How'd you forget their nadir, I Cant Dance?


----------



## Marc_C (May 7, 2021)

R_J_K75 said:


> How'd you forget their nadir, I Cant Dance?



I would says their worst song is Illegal Alien with Collins singing like Speedy Gozales. Horrible idea. I skip it every time.


----------



## R_J_K75 (May 7, 2021)

billd91 said:


> I think the first AC/DC album I ever bought was *Dirty Deeds Done Dirt Cheap*. My cousin had found it as an import in 1977 or 78 but the one I got was a lot cheaper because it had finally been released domestically in 1981. I thought I had done quite well by that in my teenage mind.



I had a bunch of those tapes dubbed well before I ever bought a record on my own.  Blizzard of Ozz was one I remember bringing to 1st grade to play for the class.


----------



## CleverNickName (May 7, 2021)

I regret nothing.


----------



## Snarf Zagyg (May 7, 2021)

R_J_K75 said:


> How'd you forget their nadir, I Cant Dance?




The copious application of alcohol.


----------



## R_J_K75 (May 7, 2021)

Marc_C said:


> I would says their worst song is Illegal Alien with Collins singing like Speedy Gozales. Horrible idea. I skip it every time.

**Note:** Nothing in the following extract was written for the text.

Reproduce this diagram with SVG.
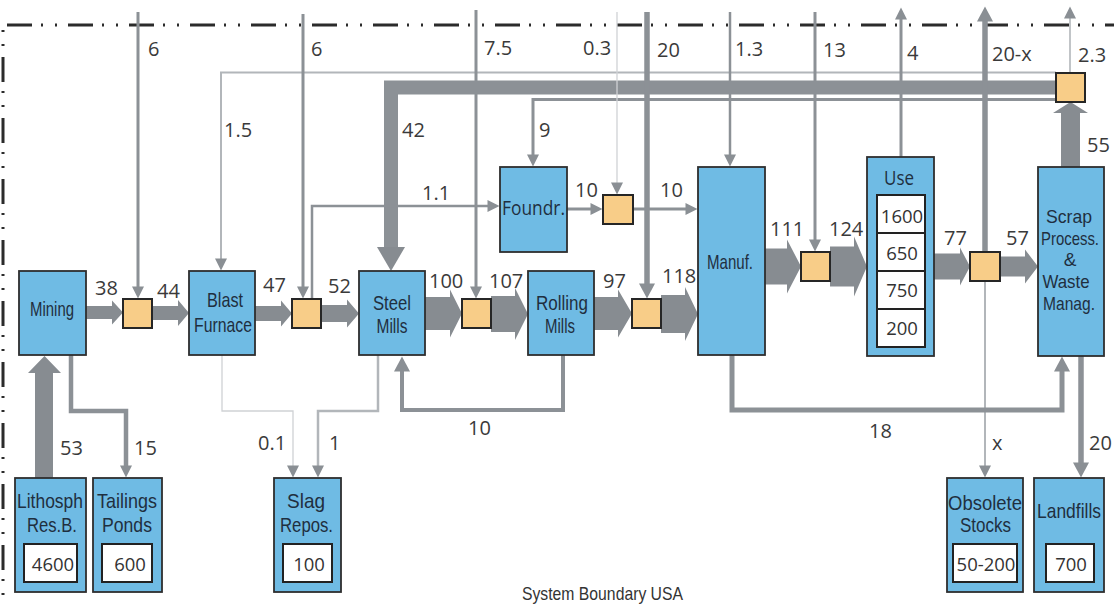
<svg xmlns="http://www.w3.org/2000/svg" width="1114" height="606" viewBox="0 0 1114 606">
<defs>
<marker id="a" markerUnits="userSpaceOnUse" markerWidth="13" markerHeight="12" refX="0.5" refY="6" orient="auto" overflow="visible"><path d="M0,0 L12,6 L0,12 z" fill="#8a8f94"/></marker>
<marker id="b" markerUnits="userSpaceOnUse" markerWidth="16" markerHeight="16" refX="0.5" refY="8" orient="auto" overflow="visible"><path d="M0,0 L15,8 L0,16 z" fill="#8a8f94"/></marker>
<style>
.bd{fill:none;stroke:#2b2b2b;stroke-width:3;stroke-dasharray:25 9 2 12 2 11}
.ln{fill:none;stroke:#8c9196;stroke-linejoin:miter}
.lt{fill:none;stroke:#b2b6ba}
.vl{fill:none;stroke:#cfd2d5}
.blk{fill:#878c91}
.nd{fill:#6fbbe4;stroke:#2e2e2e;stroke-width:1.8}
.or{fill:#f8cd88;stroke:#262626;stroke-width:2}
.in{fill:#ffffff;stroke:#222;stroke-width:2}
.num{font-family:"Open Sans","Noto Sans",sans-serif;font-size:20px;fill:#3a3a3a}
.lab{font-family:"Liberation Sans",Arial,sans-serif;font-size:21px;fill:#1f2f3f;text-anchor:middle}
.sm{font-family:"Liberation Sans",Arial,sans-serif;font-size:19px;fill:#1f2f3f;text-anchor:middle}
.hum{font-family:"Open Sans","Noto Sans",sans-serif;font-size:20px;fill:#1f2f3f;text-anchor:middle}
.val{font-family:"Open Sans","Noto Sans",sans-serif;font-size:18.5px;fill:#333;text-anchor:middle}
</style>
</defs>
<rect width="1114" height="606" fill="#ffffff"/>
<g id="boundary">
<line class="bd" x1="7" y1="25" x2="1114" y2="25"/>
<line class="bd" x1="3" y1="28" x2="3" y2="606" stroke-dashoffset="32"/>
<text x="522" y="600" font-family="Liberation Sans,Arial,sans-serif" font-size="19" fill="#333" textLength="161" lengthAdjust="spacingAndGlyphs">System Boundary USA</text>
</g>
<g id="connectors">
<path class="lt" stroke-width="2" d="M1056 72.5 H221 V259" marker-end="url(#a)"/>
<path class="ln" stroke-width="3" d="M1056 99.5 H533 V155" marker-end="url(#a)"/>
<path class="ln" stroke-width="14" d="M1056 87.5 H391 V248"/>
<polygon class="blk" points="377,247 405,247 391,271"/>
<path class="ln" stroke-width="3" d="M138 12 V287" marker-end="url(#a)"/>
<path class="ln" stroke-width="3" d="M303 14 V287" marker-end="url(#a)"/>
<path class="ln" stroke-width="3" d="M476 10 V287" marker-end="url(#a)"/>
<path class="vl" stroke-width="1.3" d="M617 12 V183" marker-end="url(#a)"/>
<path class="ln" stroke-width="5.5" d="M647 12 V284" marker-end="url(#b)"/>
<path class="ln" stroke-width="2.5" d="M730 12 V155" marker-end="url(#a)"/>
<path class="ln" stroke-width="3" d="M815 12 V240" marker-end="url(#a)"/>
<path class="ln" stroke-width="3" d="M901 157 V19" marker-end="url(#a)"/>
<path class="ln" stroke-width="5.5" d="M985 252 V21" marker-end="url(#b)"/>
<path class="lt" stroke-width="1.6" d="M1070 73 V18" marker-end="url(#a)"/>
<path class="lt" stroke-width="2" stroke="#a3a8ad" d="M985 281 V466" marker-end="url(#a)"/>
<path class="ln" stroke-width="5.5" d="M1081 356 V463" marker-end="url(#b)"/>
<path class="ln" stroke-width="5" d="M732 355 V410 H1062 V371" marker-end="url(#b)"/>
<path class="ln" stroke-width="4" d="M563 355 V410 H402 V371" marker-end="url(#b)"/>
<path class="ln" stroke-width="4.5" d="M71 355 V411 H126 V466" marker-end="url(#a)"/>
<path class="vl" stroke-width="1.3" d="M222 355 V411 H293 V466" marker-end="url(#a)"/>
<path class="lt" stroke-width="2.5" d="M378 355 V411 H318 V466" marker-end="url(#a)"/>
<path class="ln" stroke-width="2.5" d="M312 299 V206 H488" marker-end="url(#a)"/>
<path class="ln" stroke-width="3" d="M567 209 H591" marker-end="url(#a)"/>
<path class="ln" stroke-width="3" d="M633 209 H686" marker-end="url(#a)"/>
<polygon class="blk" points="86,306 112,306 112,300.5 123,312.5 112,324.5 112,319 86,319"/>
<polygon class="blk" points="152,306 178,306 178,300 189,313 178,326 178,320 152,320"/>
<polygon class="blk" points="255,306 281,306 281,300.5 292,313.5 281,326.5 281,321 255,321"/>
<polygon class="blk" points="321,305 347,305 347,299.5 359,313.5 347,327.5 347,322 321,322"/>
<polygon class="blk" points="425,297 450,297 450,289.5 462,313.5 450,337.5 450,330 425,330"/>
<polygon class="blk" points="491,296 515,296 515,288 528,314 515,340 515,332 491,332"/>
<polygon class="blk" points="594,297 618,297 618,289.5 632,313.5 618,337.5 618,330 594,330"/>
<polygon class="blk" points="661,295 685,295 685,287 698,314 685,341 685,333 661,333"/>
<polygon class="blk" points="765,248.5 787,248.5 787,239.5 801,266.5 787,293.5 787,284.5 765,284.5"/>
<polygon class="blk" points="830,246.5 854,246.5 854,236.5 867,266.5 854,296.5 854,286.5 830,286.5"/>
<polygon class="blk" points="934,253.5 960,253.5 960,247.5 970,266.5 960,285.5 960,279.5 934,279.5"/>
<polygon class="blk" points="1000,256.5 1025,256.5 1025,249.5 1038,266.5 1025,283.5 1025,276.5 1000,276.5"/>
<polygon class="blk" points="1061,167 1061,113 1053,113 1070.5,102 1088,113 1080,113 1080,167"/>
<polygon class="blk" points="35,478 35,373 28,373 44.5,356 61,373 53,373 53,478"/>
<g class="num">
<text x="148" y="56">6</text>
<text x="311" y="56">6</text>
<text x="484" y="55">7.5</text>
<text x="583" y="55">0.3</text>
<text x="657" y="57">20</text>
<text x="735" y="56">1.3</text>
<text x="823" y="57">13</text>
<text x="907" y="60">4</text>
<text x="992" y="61">20-x</text>
<text x="1078" y="62">2.3</text>
<text x="224" y="137">1.5</text>
<text x="402" y="137">42</text>
<text x="539" y="137">9</text>
<text x="1087" y="152">55</text>
<text x="422" y="200">1.1</text>
<text x="575" y="197">10</text>
<text x="660" y="197">10</text>
<text x="95" y="295">38</text>
<text x="157" y="298">44</text>
<text x="263" y="292">47</text>
<text x="328" y="293">52</text>
<text x="429" y="288">100</text>
<text x="489" y="288">107</text>
<text x="603" y="288">97</text>
<text x="662" y="283">118</text>
<text x="770" y="236">111</text>
<text x="829" y="236">124</text>
<text x="944" y="245">77</text>
<text x="1006" y="245">57</text>
<text x="468" y="435">10</text>
<text x="869" y="438">18</text>
<text x="60" y="455">53</text>
<text x="134" y="455">15</text>
<text x="258" y="450">0.1</text>
<text x="329" y="450">1</text>
<text x="992" y="450">x</text>
<text x="1089" y="450">20</text>
</g>
</g>
<g id="mix1"><rect class="or" x="123" y="299" width="29" height="29"/></g>
<g id="mix2"><rect class="or" x="292" y="299" width="29" height="29"/></g>
<g id="mix3"><rect class="or" x="462" y="299" width="29" height="29"/></g>
<g id="mix4"><rect class="or" x="632" y="299" width="29" height="29"/></g>
<g id="mix-foundry"><rect class="or" x="603" y="195" width="30" height="29"/></g>
<g id="mix5"><rect class="or" x="801" y="252" width="29" height="29"/></g>
<g id="mix6"><rect class="or" x="970" y="252" width="30" height="29"/></g>
<g id="mix-scrap"><rect class="or" x="1056" y="73" width="29" height="29"/></g>
<g id="mining"><rect class="nd" x="19" y="271" width="67" height="84"/>
<text class="lab" x="52" y="316" textLength="44" lengthAdjust="spacingAndGlyphs">Mining</text></g>
<g id="blast-furnace"><rect class="nd" x="189" y="271" width="66" height="84"/>
<text class="lab" x="225" y="307" textLength="36" lengthAdjust="spacingAndGlyphs">Blast</text>
<text class="lab" x="223" y="332" textLength="58" lengthAdjust="spacingAndGlyphs">Furnace</text></g>
<g id="steel-mills"><rect class="nd" x="359" y="271" width="66" height="84"/>
<text class="lab" x="392" y="310" textLength="38" lengthAdjust="spacingAndGlyphs">Steel</text>
<text class="lab" x="392" y="333" textLength="31" lengthAdjust="spacingAndGlyphs">Mills</text></g>
<g id="rolling-mills"><rect class="nd" x="528" y="271" width="66" height="84"/>
<text class="lab" x="562" y="310" textLength="52" lengthAdjust="spacingAndGlyphs">Rolling</text>
<text class="lab" x="560" y="333" textLength="30" lengthAdjust="spacingAndGlyphs">Mills</text></g>
<g id="foundry"><rect class="nd" x="500" y="167" width="67" height="85"/>
<text class="hum" x="533.5" y="215" textLength="63" lengthAdjust="spacingAndGlyphs">Foundr.</text></g>
<g id="manufacturing"><rect class="nd" x="698" y="167" width="67" height="188"/>
<text class="lab" x="730" y="269" textLength="46" lengthAdjust="spacingAndGlyphs">Manuf.</text></g>
<g id="use"><rect class="nd" x="867" y="157" width="67" height="199"/>
<text class="hum" x="899" y="185" textLength="30" lengthAdjust="spacingAndGlyphs">Use</text>
<rect class="in" x="877" y="195" width="48" height="38"/>
<rect class="in" x="877" y="233" width="48" height="38"/>
<rect class="in" x="877" y="271" width="48" height="38"/>
<rect class="in" x="877" y="309" width="48" height="38"/>
<text class="val" x="902" y="223">1600</text>
<text class="val" x="902" y="260">650</text>
<text class="val" x="902" y="297">750</text>
<text class="val" x="902" y="335">200</text></g>
<g id="scrap-processing"><rect class="nd" x="1038" y="167" width="66" height="189"/>
<text class="sm" x="1069" y="223" textLength="46" lengthAdjust="spacingAndGlyphs">Scrap</text>
<text class="sm" x="1070" y="245" textLength="58" lengthAdjust="spacingAndGlyphs">Process.</text>
<text class="sm" x="1070" y="266">&amp;</text>
<text class="sm" x="1066" y="288" textLength="47" lengthAdjust="spacingAndGlyphs">Waste</text>
<text class="sm" x="1069" y="310" textLength="52" lengthAdjust="spacingAndGlyphs">Manag.</text></g>
<g id="lithosphere"><rect class="nd" x="15" y="478" width="71" height="114"/>
<text class="lab" x="50" y="508" textLength="66" lengthAdjust="spacingAndGlyphs">Lithosph</text>
<text class="lab" x="52" y="532" textLength="50" lengthAdjust="spacingAndGlyphs">Res.B.</text>
<rect class="in" x="24" y="544" width="53" height="38"/>
<text class="val" x="53" y="571">4600</text></g>
<g id="tailings"><rect class="nd" x="93" y="478" width="69" height="114"/>
<text class="lab" x="127" y="508" textLength="60" lengthAdjust="spacingAndGlyphs">Tailings</text>
<text class="lab" x="127" y="532" textLength="50" lengthAdjust="spacingAndGlyphs">Ponds</text>
<rect class="in" x="102" y="544" width="50" height="38"/>
<text class="val" x="130" y="571">600</text></g>
<g id="slag"><rect class="nd" x="274" y="478" width="67" height="114"/>
<text class="lab" x="306" y="508" textLength="38" lengthAdjust="spacingAndGlyphs">Slag</text>
<text class="lab" x="306.5" y="532" textLength="53" lengthAdjust="spacingAndGlyphs">Repos.</text>
<rect class="in" x="283" y="544" width="49" height="38"/>
<text class="val" x="309" y="571">100</text></g>
<g id="obsolete-stocks"><rect class="nd" x="947" y="478" width="76" height="114"/>
<text class="lab" x="985" y="510" textLength="74" lengthAdjust="spacingAndGlyphs">Obsolete</text>
<text class="lab" x="985.5" y="532" textLength="51" lengthAdjust="spacingAndGlyphs">Stocks</text>
<rect class="in" x="953" y="544" width="64" height="38"/>
<text class="val" x="986" y="571">50-200</text></g>
<g id="landfills"><rect class="nd" x="1034" y="478" width="70" height="114"/>
<text class="lab" x="1069" y="518" textLength="64" lengthAdjust="spacingAndGlyphs">Landfills</text>
<rect class="in" x="1046" y="544" width="48" height="38"/>
<text class="val" x="1071" y="571">700</text></g>
</svg>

I was just thinking about that now and the other day.  The video is even worse.


----------



## Snarf Zagyg (May 7, 2021)

CleverNickName said:


> I regret nothing.
> (HYSTERIA ALBUM)




Poseur. Where is HIGH 'n  DRY?

 You're bringing on the heartache, taking all the best of me, oh can't you see?


----------



## Marc_C (May 7, 2021)

CleverNickName said:


> I regret nothing.
> View attachment 136592




No regret to be had.

My first 4-track tape was April Wine (The Nature for the Beast). I listened to Sign of the Gypsy Queen over and over until the tape got caught in the wheels during a rewind !


----------



## R_J_K75 (May 7, 2021)

Marc_C said:


> My favourite is Dance on the Volcano.



Someone pointed out to me what time signature this song is in, its weird.  Its been years so Ive forgotten what it is, but next time you listen to it theres a studder in it, it skips a beat.  It is a really good song, and there probably isnt a better one to open the record.


----------



## Snarf Zagyg (May 7, 2021)

@CleverNickName 

In all seriousness, what I remember about Hysteria is two things now:
1. I don't know if it's my memory tricking me, but I feel like every ... single ... song ... on that album charted. Every one. And IIRC, the one that they released first was Women, which was ... not the strongest single.

2. _Pour some sugar on me_ has had a certain reputation since then for being played in disreputable establishments.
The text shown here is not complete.